Beginner’s Guide to Real Estate Workflow Automation for Business Handoffs
Real estate operations depend on handoffs between sales, leasing, finance, legal, property management, vendors, and customer support. Real estate workflow automation helps only when those handoffs are defined clearly before technology is introduced. Otherwise, teams continue chasing documents, approvals, status updates, and exceptions through calls, email, and spreadsheets.
Why Real Estate Handoffs Become Operational Bottlenecks
Real estate workflows often involve many participants and documents. A lease approval may require customer details, pricing confirmation, legal review, deposit tracking, document signing, system updates, and handover to property operations. A maintenance request may move from tenant intake to vendor assignment, cost approval, work completion, invoice review, and closure reporting.
These handoffs become slow when ownership is unclear. Teams may not know who has the next action, which document is missing, whether approval is pending, or whether a vendor update has been received. Workflow automation should create a controlled path for these activities so leaders can see where work is delayed and why.
What Leaders Often Get Wrong
The common mistake is starting with a tool before defining the handoff. Real estate teams may automate reminders or forms, but still lack standard stages, required fields, approval rules, and exception paths. This creates a digital version of the same manual process.
Another mistake is assuming every workflow should be fully automated. Some decisions, such as legal negotiation, exception pricing, tenant dispute review, or vendor performance assessment, need human judgment. Automation should remove repetitive coordination while keeping the right people involved in decisions that carry financial, legal, or customer risk.
How to Start Real Estate Workflow Automation Practically
Begin with workflows where handoff delays are visible and frequent. Useful starting points include lead-to-lease transitions, tenant onboarding, document collection, maintenance request routing, vendor onboarding, approval tracking, payment status updates, inspection scheduling, renewal reminders, and customer issue escalation.

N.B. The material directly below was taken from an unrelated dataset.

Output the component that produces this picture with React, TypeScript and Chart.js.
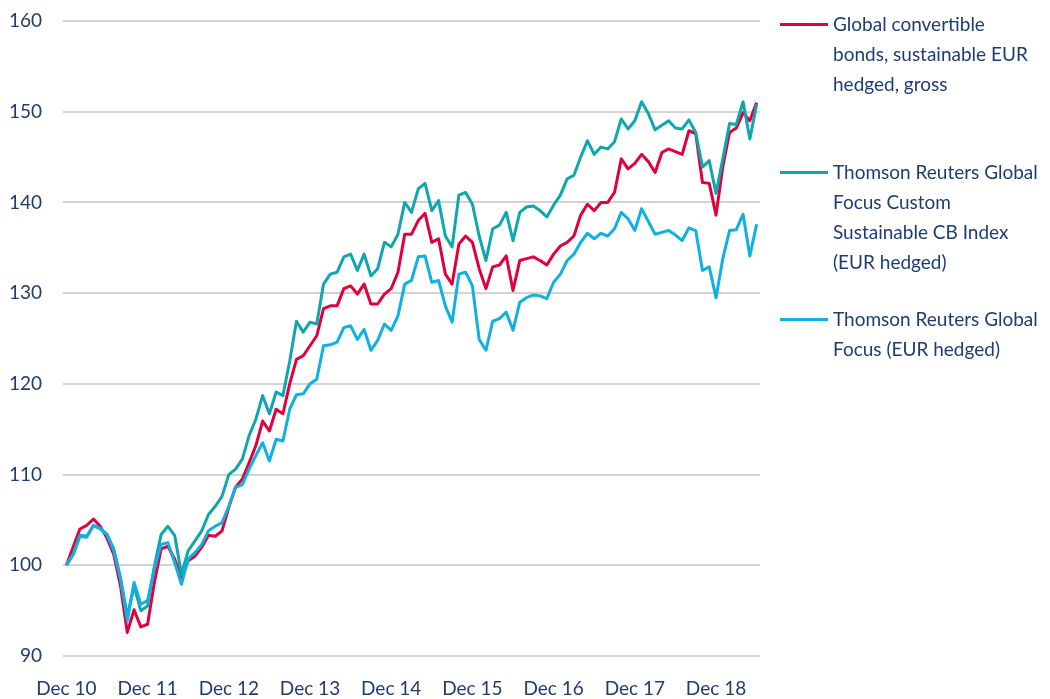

- Lead handoffs should capture buyer or tenant details, interest level, documents, and next action.
- Lease workflows should track legal review, approval, signature, deposit, and system update status.
- Maintenance workflows should route requests by urgency, property, vendor type, and approval threshold.
- Vendor workflows should manage documentation, compliance checks, assignment, and invoice status.
- Finance workflows should connect payment tracking, reconciliation, invoice review, and reporting.
These workflows give beginners a practical view of where automation can reduce follow-ups and improve accountability.
Implementation Checks Before Automating Real Estate Workflows
Before implementation, teams should document process stages, data fields, document requirements, approval owners, escalation rules, and system dependencies. Real estate workflows often touch CRM, ERP, property management systems, document storage, e-signature tools, email, and reporting platforms. Integration planning avoids duplicate data entry later.
Teams should also define user roles carefully. Sales, legal, finance, property managers, vendors, and support teams should see only the information they need. This protects sensitive commercial, tenant, and payment data while keeping the workflow usable.
How Governance Keeps Real Estate Workflows Reliable
Once workflows go live, changes need control. Approval limits, document requirements, vendor policies, escalation rules, and property-level processes may change. Without governance, teams may create local workarounds that reduce visibility and weaken consistency.
Leaders should review workflow metrics such as cycle time, pending approvals, document gaps, maintenance aging, vendor response time, and unresolved customer issues. These measures help identify where the process needs improvement rather than more manual follow-up. They also help leaders compare performance across properties, vendors, teams, and service categories. That comparison is useful for standardizing common workflows without ignoring location-specific operational differences, portfolio priorities, and customer expectations.
How Neotechie Can Help
Neotechie helps organizations design and implement workflow automation for business handoffs where reliability, visibility, and adoption matter. For real estate teams, this can include process mapping, workflow design, system integration, RPA for repetitive updates, dashboarding, user enablement, documentation, and support after go-live.
Neotechie works across leading RPA and automation platforms, including Automation Anywhere, UiPath, and Microsoft Power Automate. The focus is practical automation that improves handoffs without removing needed human judgment. Explore Neotechie’s automation services.
Conclusion
Real estate workflow automation should make handoffs clearer, faster, and easier to govern. If your teams are losing time to manual coordination across leasing, finance, legal, vendors, and property operations, speak with Neotechie about building workflow automation that fits your operating model.
Frequently Asked Questions
Q. What real estate workflows are good starting points for automation?
Good starting points include tenant onboarding, lease approvals, maintenance requests, vendor onboarding, document collection, and payment status updates. These workflows usually have repeatable steps and visible handoff delays.
Q. Should real estate workflows be fully automated?
No, many real estate decisions require legal, financial, or customer judgment. Automation should reduce repetitive coordination while keeping human review where risk is higher.
Q. What should teams define before implementation?
Teams should define stages, required data, document rules, approval owners, escalation paths, user roles, and system integrations. This makes the workflow easier to adopt and support after go-live.